HAMBURGER SZENE VON MAXIMILIAN PROBST
: Verdunkelung, überall

Nur Wichtigtuer sitzen hinter verdunkelten Scheiben, Voyeure, Intimsphäre-Idioten

Mein Onkel ist auch nicht mehr der Hellste. Sein Auto war neu, er aber ganz der Alte. Kaum saß er hinterm Steuer, wir fuhren von einem Familientreffen zurück, schimpfte er schon wie ein Rohrspatz, und das, wie es seine Angewohnheit ist, auf bayrisch. „Säftel, jetzt fahr schon zu“, rief er, weil einer an der Ampel beim Anfahren träumte.

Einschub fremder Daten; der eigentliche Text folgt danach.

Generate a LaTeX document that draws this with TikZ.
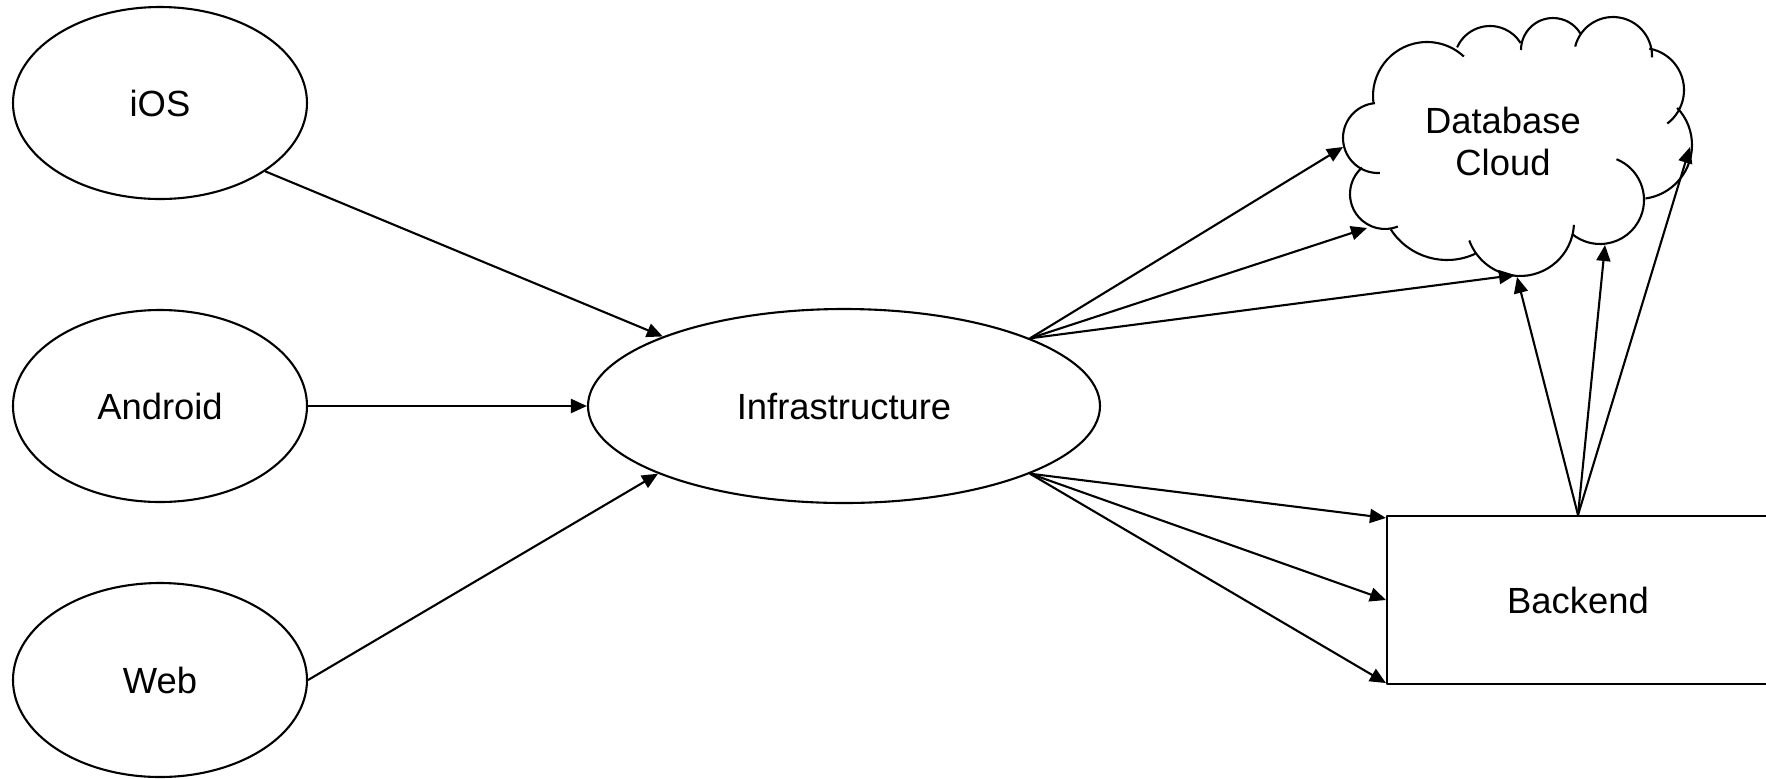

Bei einer nächsten Ampel war’s ein Audi, der ihm links zu nahe kam, und sich blinkend vor ihm einfädeln wollte. „Du Depp, du damischer“, hörte ich neben mir, und noch einiges anderes, was mir gänzlich unverständlich war. Sehr gut aber verstand ich die Gesten, mit denen mein Onkel, seine Verbalwatschen unterstreichend, sich dem Audifahrer zuwandte. Zu seinem anwachsenden Ärger konnte er den allerdings kaum sehen. Nur ein Schemen zeichnete sich hinter den verdunkelten Scheiben des Audis ab. Grund genug für meinen Onkel, den Rest der Fahrt auf die plötzliche Allgegenwart verdunkelter Scheiben auf der Straße zu schimpfen. Nur Wichtigtuer säßen dahinter, Voyeure, Intimsphäre-Idioten…

Es war wie immer ein großes Vergnügen, und ich gab ihm in allem Recht. Kaum war ich ausgestiegen, erkannte ich allerdings, dass auch mein Onkel sich täuschen kann. Ich beugte mich leicht hinunter, um ihm durchs Fenster zu winken, und was sah ich da? Einen Schemen. Hinter verdunkelten Scheiben.